View Full Version : Datawarehouse



kettle_anonymous
07-28-2006, 03:08 AM
I'm developing a datawarehouse and I'd like to use kettle in order to populate my tables.


I have lange cvs files (30/40MB) with a date attribute. I have tryed to configure spoon for my transformations and now I'm able to populate my db (with some problems).



I have some question about:



1) First. I have never worked with datawarehouse and I have some problems with the "key mappings". In the source database I have some keys in my datawarehouse another keys (ID int4). How can I define my transformations in order to insert/update correctly my data? Where can I find good documentation about this problem?



2) if, in my source database, I have for example 2 fields Field1 (string) and Field2 (string) can I create a Field3 with a concatenation operation:



example: Field1 = cat Field2 = dog --> Field3 = catdog



3) My csv files are very large and incremental files. If I have already inserted the data up to 2006/05/01, I'd like to read only the data with date > 2006/05/01. How can I do this with a csv input file?



Thanks in advance

MattCasters
07-28-2006, 03:17 AM
Well,

I always advice people to use fact tables and slowly changing dimensions for this sort of thing. SFTW for more info.

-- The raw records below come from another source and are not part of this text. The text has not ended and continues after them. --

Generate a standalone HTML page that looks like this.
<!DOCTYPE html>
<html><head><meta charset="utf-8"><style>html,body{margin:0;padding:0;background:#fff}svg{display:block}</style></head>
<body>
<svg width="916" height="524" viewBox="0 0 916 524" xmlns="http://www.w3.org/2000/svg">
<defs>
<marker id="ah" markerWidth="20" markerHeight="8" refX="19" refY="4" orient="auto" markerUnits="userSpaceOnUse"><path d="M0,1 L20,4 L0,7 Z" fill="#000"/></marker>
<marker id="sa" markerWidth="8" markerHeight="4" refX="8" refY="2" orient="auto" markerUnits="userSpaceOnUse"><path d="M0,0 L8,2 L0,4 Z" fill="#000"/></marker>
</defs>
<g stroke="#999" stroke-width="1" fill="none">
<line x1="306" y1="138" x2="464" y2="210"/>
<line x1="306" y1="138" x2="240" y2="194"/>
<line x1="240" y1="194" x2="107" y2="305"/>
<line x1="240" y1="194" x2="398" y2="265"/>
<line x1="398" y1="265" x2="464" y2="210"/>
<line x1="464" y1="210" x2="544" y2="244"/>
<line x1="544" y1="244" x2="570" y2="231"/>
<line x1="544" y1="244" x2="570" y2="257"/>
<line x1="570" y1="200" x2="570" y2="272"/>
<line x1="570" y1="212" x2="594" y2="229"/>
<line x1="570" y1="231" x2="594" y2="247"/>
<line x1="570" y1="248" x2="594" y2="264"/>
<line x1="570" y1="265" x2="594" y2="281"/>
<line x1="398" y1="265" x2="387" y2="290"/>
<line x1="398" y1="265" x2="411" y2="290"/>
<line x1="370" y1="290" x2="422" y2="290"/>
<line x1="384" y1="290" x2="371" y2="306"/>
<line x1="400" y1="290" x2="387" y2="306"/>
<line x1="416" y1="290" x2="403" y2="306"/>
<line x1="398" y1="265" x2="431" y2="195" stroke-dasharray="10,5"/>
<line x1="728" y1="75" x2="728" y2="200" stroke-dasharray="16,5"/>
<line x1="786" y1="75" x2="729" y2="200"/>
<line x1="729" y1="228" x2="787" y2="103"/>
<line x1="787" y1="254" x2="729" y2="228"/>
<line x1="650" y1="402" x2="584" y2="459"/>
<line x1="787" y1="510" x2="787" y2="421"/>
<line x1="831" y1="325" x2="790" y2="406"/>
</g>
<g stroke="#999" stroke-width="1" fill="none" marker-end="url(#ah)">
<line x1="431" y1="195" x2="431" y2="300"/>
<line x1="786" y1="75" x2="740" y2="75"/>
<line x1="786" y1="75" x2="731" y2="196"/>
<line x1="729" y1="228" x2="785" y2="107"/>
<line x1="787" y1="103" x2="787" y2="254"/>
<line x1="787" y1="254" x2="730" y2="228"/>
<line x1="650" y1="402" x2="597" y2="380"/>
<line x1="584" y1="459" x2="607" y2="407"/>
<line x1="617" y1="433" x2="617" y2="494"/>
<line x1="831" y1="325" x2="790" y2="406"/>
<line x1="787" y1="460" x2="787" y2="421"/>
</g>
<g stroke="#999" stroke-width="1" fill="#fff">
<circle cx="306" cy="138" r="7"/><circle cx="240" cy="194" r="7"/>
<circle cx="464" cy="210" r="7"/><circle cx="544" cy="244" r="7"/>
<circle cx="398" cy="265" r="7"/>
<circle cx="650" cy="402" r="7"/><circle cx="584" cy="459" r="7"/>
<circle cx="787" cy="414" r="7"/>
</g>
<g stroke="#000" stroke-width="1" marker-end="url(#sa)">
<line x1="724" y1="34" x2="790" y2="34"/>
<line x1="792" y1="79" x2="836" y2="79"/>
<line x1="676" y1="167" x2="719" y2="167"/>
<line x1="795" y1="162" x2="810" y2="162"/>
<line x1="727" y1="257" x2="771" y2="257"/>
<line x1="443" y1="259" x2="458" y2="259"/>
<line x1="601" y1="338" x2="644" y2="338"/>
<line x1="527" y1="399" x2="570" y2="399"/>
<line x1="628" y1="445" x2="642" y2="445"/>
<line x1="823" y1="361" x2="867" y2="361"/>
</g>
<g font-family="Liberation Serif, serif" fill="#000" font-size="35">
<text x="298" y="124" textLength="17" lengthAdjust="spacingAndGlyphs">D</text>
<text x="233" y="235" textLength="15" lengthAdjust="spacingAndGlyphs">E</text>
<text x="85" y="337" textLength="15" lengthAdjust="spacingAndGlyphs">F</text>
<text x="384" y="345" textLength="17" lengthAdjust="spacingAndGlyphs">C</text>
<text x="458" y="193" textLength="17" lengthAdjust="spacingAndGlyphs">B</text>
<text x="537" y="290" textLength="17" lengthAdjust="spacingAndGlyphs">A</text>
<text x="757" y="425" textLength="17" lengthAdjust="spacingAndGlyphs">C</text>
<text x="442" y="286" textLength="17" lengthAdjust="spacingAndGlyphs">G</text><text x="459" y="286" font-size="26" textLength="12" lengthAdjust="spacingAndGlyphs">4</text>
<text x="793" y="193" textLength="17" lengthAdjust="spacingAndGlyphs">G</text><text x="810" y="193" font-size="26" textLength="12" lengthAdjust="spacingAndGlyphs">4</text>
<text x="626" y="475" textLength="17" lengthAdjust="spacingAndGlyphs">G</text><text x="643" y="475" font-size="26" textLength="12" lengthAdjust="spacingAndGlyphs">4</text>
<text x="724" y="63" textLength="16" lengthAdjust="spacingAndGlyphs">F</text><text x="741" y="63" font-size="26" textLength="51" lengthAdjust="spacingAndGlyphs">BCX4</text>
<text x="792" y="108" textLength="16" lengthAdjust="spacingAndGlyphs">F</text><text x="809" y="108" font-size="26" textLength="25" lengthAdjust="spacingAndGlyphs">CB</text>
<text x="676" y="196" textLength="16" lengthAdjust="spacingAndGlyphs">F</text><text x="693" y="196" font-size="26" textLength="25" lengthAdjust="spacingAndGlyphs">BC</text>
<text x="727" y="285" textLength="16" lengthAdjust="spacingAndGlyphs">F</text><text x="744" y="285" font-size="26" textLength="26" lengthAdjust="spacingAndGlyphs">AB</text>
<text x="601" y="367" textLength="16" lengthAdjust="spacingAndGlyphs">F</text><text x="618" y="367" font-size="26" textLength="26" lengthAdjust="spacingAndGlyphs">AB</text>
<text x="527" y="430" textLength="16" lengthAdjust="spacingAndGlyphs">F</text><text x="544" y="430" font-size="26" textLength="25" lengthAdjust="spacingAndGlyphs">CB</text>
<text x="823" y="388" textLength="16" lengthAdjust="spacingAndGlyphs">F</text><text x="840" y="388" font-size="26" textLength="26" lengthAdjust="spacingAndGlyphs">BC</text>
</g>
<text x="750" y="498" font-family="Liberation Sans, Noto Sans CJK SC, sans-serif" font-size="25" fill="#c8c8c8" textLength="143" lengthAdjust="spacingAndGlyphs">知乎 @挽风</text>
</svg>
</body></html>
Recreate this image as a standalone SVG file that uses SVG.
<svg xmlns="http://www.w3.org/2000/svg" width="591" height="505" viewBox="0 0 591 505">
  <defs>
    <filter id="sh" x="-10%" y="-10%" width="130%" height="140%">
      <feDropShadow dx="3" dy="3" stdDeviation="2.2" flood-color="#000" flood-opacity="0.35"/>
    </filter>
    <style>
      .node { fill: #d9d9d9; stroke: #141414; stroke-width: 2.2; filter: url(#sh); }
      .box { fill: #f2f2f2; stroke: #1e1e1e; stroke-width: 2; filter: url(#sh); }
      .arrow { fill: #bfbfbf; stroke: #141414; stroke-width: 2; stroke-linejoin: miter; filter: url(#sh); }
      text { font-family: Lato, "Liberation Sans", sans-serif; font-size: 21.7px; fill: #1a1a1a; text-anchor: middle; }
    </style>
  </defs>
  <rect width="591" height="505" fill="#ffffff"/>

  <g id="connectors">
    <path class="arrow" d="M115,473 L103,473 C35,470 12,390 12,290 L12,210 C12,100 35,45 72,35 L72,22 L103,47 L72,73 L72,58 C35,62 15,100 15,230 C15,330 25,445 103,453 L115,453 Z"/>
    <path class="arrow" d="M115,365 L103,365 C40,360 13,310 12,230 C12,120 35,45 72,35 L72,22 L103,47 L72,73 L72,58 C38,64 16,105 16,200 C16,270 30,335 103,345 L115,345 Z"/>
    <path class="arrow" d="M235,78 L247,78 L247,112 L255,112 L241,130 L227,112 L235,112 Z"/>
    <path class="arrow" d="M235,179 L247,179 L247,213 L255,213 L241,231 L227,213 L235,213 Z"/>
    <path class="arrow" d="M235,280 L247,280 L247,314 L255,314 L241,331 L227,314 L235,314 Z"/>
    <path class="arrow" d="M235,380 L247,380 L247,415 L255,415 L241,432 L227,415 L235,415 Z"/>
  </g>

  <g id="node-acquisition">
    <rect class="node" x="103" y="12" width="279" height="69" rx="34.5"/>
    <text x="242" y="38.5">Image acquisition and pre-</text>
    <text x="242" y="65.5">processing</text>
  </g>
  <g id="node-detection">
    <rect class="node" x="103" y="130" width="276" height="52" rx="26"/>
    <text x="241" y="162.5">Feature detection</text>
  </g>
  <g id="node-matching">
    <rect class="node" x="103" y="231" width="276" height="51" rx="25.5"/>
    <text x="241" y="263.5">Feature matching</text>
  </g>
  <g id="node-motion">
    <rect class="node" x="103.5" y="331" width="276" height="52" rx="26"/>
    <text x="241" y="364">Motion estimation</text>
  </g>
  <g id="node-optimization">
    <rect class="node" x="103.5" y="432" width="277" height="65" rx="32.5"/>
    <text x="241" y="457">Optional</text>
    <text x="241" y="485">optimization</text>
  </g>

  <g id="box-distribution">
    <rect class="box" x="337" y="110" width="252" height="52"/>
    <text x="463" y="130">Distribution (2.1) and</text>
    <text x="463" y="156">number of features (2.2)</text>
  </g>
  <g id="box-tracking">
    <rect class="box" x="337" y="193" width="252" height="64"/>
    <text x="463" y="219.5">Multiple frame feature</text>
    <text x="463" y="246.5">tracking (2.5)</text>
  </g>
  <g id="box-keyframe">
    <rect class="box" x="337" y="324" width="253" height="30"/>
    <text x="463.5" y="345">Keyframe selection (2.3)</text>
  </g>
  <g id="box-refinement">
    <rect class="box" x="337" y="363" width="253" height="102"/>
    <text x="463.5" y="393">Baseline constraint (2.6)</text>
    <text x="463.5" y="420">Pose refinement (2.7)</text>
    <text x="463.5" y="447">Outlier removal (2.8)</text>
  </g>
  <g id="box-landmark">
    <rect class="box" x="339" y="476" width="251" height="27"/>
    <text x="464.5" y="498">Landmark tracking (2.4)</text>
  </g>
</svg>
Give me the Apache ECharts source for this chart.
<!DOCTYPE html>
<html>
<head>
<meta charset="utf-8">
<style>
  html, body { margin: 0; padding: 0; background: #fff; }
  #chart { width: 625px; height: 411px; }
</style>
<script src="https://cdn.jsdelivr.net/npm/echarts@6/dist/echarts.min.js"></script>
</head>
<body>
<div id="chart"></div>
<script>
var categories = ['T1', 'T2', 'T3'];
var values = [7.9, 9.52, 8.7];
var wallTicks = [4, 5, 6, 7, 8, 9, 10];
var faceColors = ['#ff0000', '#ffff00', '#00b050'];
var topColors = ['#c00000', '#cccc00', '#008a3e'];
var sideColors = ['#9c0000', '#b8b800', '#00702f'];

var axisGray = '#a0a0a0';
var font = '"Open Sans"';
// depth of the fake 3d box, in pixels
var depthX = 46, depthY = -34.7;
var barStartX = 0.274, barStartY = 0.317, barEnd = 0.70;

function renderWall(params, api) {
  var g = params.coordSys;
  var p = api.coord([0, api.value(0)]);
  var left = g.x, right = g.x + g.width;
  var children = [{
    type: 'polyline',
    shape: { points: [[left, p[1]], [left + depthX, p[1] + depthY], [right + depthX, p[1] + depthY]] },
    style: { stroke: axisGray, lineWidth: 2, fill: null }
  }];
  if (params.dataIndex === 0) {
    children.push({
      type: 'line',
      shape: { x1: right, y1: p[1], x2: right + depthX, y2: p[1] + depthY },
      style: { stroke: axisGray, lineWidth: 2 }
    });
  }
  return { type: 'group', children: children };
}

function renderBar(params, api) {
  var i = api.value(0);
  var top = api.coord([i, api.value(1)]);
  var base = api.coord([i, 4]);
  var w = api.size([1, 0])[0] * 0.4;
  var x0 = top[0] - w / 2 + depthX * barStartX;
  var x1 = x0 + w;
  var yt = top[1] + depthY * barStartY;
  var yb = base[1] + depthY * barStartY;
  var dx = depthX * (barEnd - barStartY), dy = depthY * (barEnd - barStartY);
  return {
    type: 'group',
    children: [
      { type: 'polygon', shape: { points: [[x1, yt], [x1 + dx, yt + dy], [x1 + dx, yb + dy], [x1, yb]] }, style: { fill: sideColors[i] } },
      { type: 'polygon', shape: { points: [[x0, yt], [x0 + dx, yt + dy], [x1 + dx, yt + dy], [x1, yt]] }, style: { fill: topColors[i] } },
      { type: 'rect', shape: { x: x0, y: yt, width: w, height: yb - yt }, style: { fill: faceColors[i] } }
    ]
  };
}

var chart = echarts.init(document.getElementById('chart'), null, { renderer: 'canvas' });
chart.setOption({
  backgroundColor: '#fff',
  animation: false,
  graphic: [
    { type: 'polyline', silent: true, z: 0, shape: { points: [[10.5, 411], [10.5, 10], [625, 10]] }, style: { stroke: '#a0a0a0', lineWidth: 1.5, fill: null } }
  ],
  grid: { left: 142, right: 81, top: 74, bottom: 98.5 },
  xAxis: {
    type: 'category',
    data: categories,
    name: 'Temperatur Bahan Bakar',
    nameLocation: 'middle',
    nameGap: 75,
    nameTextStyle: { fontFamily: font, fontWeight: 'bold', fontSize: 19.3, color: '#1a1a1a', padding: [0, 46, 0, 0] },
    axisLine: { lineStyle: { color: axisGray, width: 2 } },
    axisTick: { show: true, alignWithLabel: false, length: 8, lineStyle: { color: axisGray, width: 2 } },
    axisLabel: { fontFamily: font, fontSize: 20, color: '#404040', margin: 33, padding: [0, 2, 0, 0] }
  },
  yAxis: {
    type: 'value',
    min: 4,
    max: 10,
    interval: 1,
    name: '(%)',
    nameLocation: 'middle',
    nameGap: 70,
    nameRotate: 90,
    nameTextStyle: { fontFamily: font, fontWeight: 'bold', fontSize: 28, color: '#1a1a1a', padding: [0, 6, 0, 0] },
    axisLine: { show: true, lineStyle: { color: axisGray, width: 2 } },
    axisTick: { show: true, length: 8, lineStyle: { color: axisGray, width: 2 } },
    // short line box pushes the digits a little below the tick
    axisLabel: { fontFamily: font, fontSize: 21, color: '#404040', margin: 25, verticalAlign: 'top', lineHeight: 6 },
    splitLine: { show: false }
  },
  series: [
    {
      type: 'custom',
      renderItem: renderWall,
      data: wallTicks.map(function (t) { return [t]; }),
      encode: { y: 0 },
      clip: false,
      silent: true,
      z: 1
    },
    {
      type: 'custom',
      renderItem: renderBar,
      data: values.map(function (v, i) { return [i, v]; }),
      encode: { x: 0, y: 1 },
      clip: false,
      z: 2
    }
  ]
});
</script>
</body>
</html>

However, if you just want to load a single table, use the "Insert/Update" step and specify the key to look up with.

You can concatenate with the Calculator step: A+B not only works on numerical data, but also on Strings.
(A*B also works with a number and a string BTW: 3*A = AAA :-))

You can add a Filter after the Text File Input step to limit the dates.

HTH,

Matt

kettle_anonymous
07-28-2006, 06:58 AM
thanks a lot


but.. emh... excuse me for my ignorance: what is SFTW?

kettle_anonymous
07-28-2006, 09:05 AM
It's a typo. Matt meant STFW, which stands for "Search The F****** Web". It's an analogy to the well-known RTFM, which stands for "Read The F****** Manual".